Przyglądając się obniżkom cen paliw w rafineriach od początku września można było oczekiwać także spadków cen na stacjach, te jednak nie nastąpiły. Trend spadkowy wydaje się jednak mieć charakter trwały, a to oznacza, że w najbliższym czasie kierowcy mogą spodziewać się w końcu upragnionej korekty cen paliw na stacjach.
W ciągu ostatniego tygodnia spadły średnie ceny hurtowe wszystkich gatunków paliw, oferowanych w polskich rafineriach. Liderem spadków okazał się olej napędowy, który potaniał o 87 zł na 1000 litrów, to obniżka o 2,64 proc. W przypadku benzyny 95 i 98 obniżki były mniejsze - ok. 1,5-1,9 proc., co przełożyło się na spadki odpowiednio 55 i 70 zł. Dziś benzyna bezołowiowa 95 kosztuje przeciętnie w polskich rafineriach 3398,80 zł netto, za diesel trzeba zapłacić przeciętnie 3203,80 zł netto, i widać, że z tygodnia na tydzień różnica w cenie obu paliw się zwiększa, dochodząc prawie do 200 zł. Analitycy portalu e-petrol.pl prognozują, że od najblższej soboty do wtorku benzyny w sprzedaży hurtowej potanieją nieznacznie. Zarówno w PKN Orlen, jak i w Grupie Lotos na niewielkie obniżki mogą także liczyć odbiorcy oleju napędowego.
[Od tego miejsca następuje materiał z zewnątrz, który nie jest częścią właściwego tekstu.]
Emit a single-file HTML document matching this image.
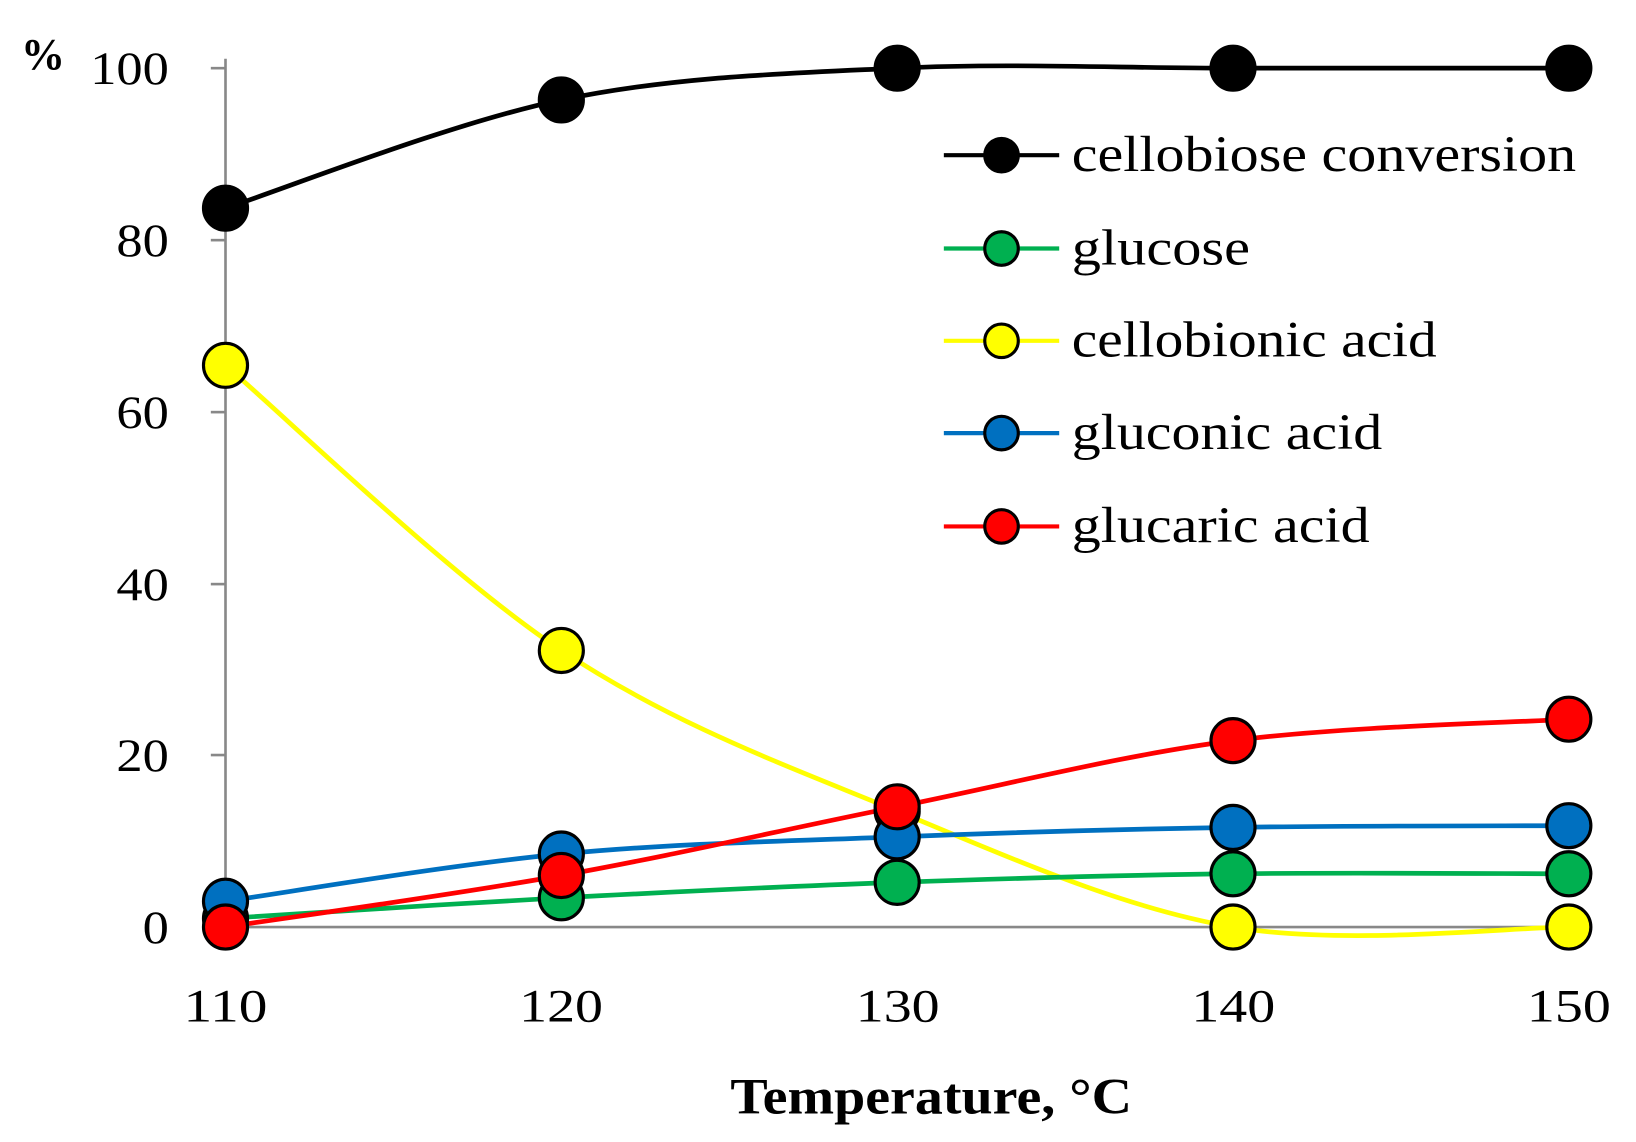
<!DOCTYPE html>
<html><head><meta charset="utf-8"><style>
html,body{margin:0;padding:0;background:#fff;}
svg{display:block;}
text{font-family:"Liberation Serif",serif;fill:#000;}
</style></head><body>
<svg id="s" width="1636" height="1142" viewBox="0 0 1560 1089" xmlns="http://www.w3.org/2000/svg">
<g stroke="#888" stroke-width="2.5">
<line x1="215" y1="56" x2="215" y2="884"/>
<line x1="215" y1="884" x2="1496" y2="884"/>
<line x1="201" y1="65" x2="215" y2="65"/>
<line x1="201" y1="229" x2="215" y2="229"/>
<line x1="201" y1="393" x2="215" y2="393"/>
<line x1="201" y1="557" x2="215" y2="557"/>
<line x1="201" y1="720" x2="215" y2="720"/>
<line x1="201" y1="884" x2="215" y2="884"/>
</g>
<g font-size="44" text-anchor="end">
<text x="161" y="80" textLength="75" lengthAdjust="spacingAndGlyphs">100</text>
<text x="161" y="244" textLength="50" lengthAdjust="spacingAndGlyphs">80</text>
<text x="161" y="408" textLength="50" lengthAdjust="spacingAndGlyphs">60</text>
<text x="161" y="572" textLength="50" lengthAdjust="spacingAndGlyphs">40</text>
<text x="161" y="735" textLength="50" lengthAdjust="spacingAndGlyphs">20</text>
<text x="161" y="899" textLength="25" lengthAdjust="spacingAndGlyphs">0</text>
</g>
<text x="20" y="66" font-size="42" font-weight="bold">%</text>
<g font-size="44" text-anchor="middle">
<text x="215" y="974" textLength="80" lengthAdjust="spacingAndGlyphs">110</text>
<text x="535" y="974" textLength="80" lengthAdjust="spacingAndGlyphs">120</text>
<text x="856" y="974" textLength="80" lengthAdjust="spacingAndGlyphs">130</text>
<text x="1176" y="974" textLength="80" lengthAdjust="spacingAndGlyphs">140</text>
<text x="1496" y="974" textLength="80" lengthAdjust="spacingAndGlyphs">150</text>
</g>
<text x="888" y="1062" font-size="48" font-weight="bold" text-anchor="middle" textLength="383" lengthAdjust="spacingAndGlyphs">Temperature, °C</text>
<g id="series"></g>
<g font-size="48">
<line x1="900" y1="148" x2="1010" y2="148" stroke="#000" stroke-width="4"/><circle cx="955" cy="148" r="16" fill="#000" stroke="#000" stroke-width="3"/>
<text x="1022" y="163" textLength="481" lengthAdjust="spacingAndGlyphs">cellobiose conversion</text>
<line x1="900" y1="237" x2="1010" y2="237" stroke="#00b050" stroke-width="4"/><circle cx="955" cy="237" r="16" fill="#00b050" stroke="#000" stroke-width="3"/>
<text x="1022" y="252" textLength="170" lengthAdjust="spacingAndGlyphs">glucose</text>
<line x1="900" y1="325" x2="1010" y2="325" stroke="#ffff00" stroke-width="4"/><circle cx="955" cy="325" r="16" fill="#ffff00" stroke="#000" stroke-width="3"/>
<text x="1022" y="340" textLength="348" lengthAdjust="spacingAndGlyphs">cellobionic acid</text>
<line x1="900" y1="413" x2="1010" y2="413" stroke="#0070c0" stroke-width="4"/><circle cx="955" cy="413" r="16" fill="#0070c0" stroke="#000" stroke-width="3"/>
<text x="1022" y="428" textLength="296" lengthAdjust="spacingAndGlyphs">gluconic acid</text>
<line x1="900" y1="502" x2="1010" y2="502" stroke="#ff0000" stroke-width="4"/><circle cx="955" cy="502" r="16" fill="#ff0000" stroke="#000" stroke-width="3"/>
<text x="1022" y="517" textLength="284" lengthAdjust="spacingAndGlyphs">glucaric acid</text>
</g>
</svg>
<script>
var xs=[215,535.25,855.5,1175.75,1496];
function Y(v){return 884-v*8.19;}
var S=[
["#ffff00",[65.4,32.2,13.5,0,0]],
["#00b050",[1,3.4,5.2,6.2,6.2]],
["#0070c0",[3,8.5,10.5,11.6,11.8]],
["#ff0000",[0,6,14,21.7,24.2]],
["#000000",[83.7,96.3,100,100,100]]
];
var g=document.getElementById("series"),h="",mk="";
S.forEach(function(s){
 var p=xs.map(function(x,i){return [x,Y(s[1][i])];});
 var d="M"+p[0][0]+","+p[0][1];
 for(var i=0;i<p.length-1;i++){
  var p0=p[Math.max(i-1,0)],p1=p[i],p2=p[i+1],p3=p[Math.min(i+2,p.length-1)];
  var c1=[p1[0]+(p2[0]-p0[0])/6,p1[1]+(p2[1]-p0[1])/6];
  var c2=[p2[0]-(p3[0]-p1[0])/6,p2[1]-(p3[1]-p1[1])/6];
  d+=" C"+c1+" "+c2+" "+p2;
 }
 h+='<path d="'+d+'" fill="none" stroke="'+s[0]+'" stroke-width="4.5"/>';
 p.forEach(function(q){mk+='<circle cx="'+q[0]+'" cy="'+q[1]+'" r="21" fill="'+s[0]+'" stroke="#000" stroke-width="3"/>';});
});
g.innerHTML=h+mk;
</script>
</body></html>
Zazwyczaj koniec lata to czas taniejącej benzyny i początek podwyżek cen diesla – w tym roku jednak to wciąż benzyna jest droższa od oleju napędowego, a różnica w cenach hurtowych w porównaniu do września 2019 jest ogromna. Przed rokiem w rafineriach benzyna była droższa o blisko 530 zł, a olej napędowy kosztował ponad 900 zł więcej niż dziś. Wówczas też oba gatunki paliw na polskich stacjach były oferowane po 4,99 zł/l. W tym roku nie dość, że mamy inną relację benzyny do diesla, to rynek detaliczny odczuwa również skutki kwietniowego lockdownu. W konsekwencji stacje paliw nie przenoszą tak dynamicznie obniżek hurtowych cen paliw na pylony, korzystając z wyższych niż przeciętnie poziomów marż, co jest szczególnie widoczne w przypadku oleju napędowego.
Szansa na spadki cen paliw
Kierowcy tankujący swoje samochody w tym tygodniu mogli nie zauważyć zmian cen na pylonach stacji paliw, bowiem korekcyjnie podrożała jedynie benzyna bezołowiowa 95. Są jednak szanse, aby w przyszłym tygodniu trend spadkowy tak widoczny od początku września w sprzedaży hurtowej, w końcu dotarł także na stacje.
Według prognoz e-petrol.pl średnia cena najpopularniejszej benzyny 95 w przyszłym tygodniu powinna mieścić się w przedziale 4,41-4,52 zł/l. Właściciele samochodów z silnikami Diesla mogą płacić za litr oleju napędowego ok. 4,30-4,40 zł. Niespodzianki nie będą mieć natomiast tankujący autogaz, który od dłuższego czasu kosztuje średnio 1,99 litr – z analizy e-petrol.pl wynika, że cena tego paliwa na razie będzie wciąż stabilna i powinna mieścić się w przedziale 1,96-2,03.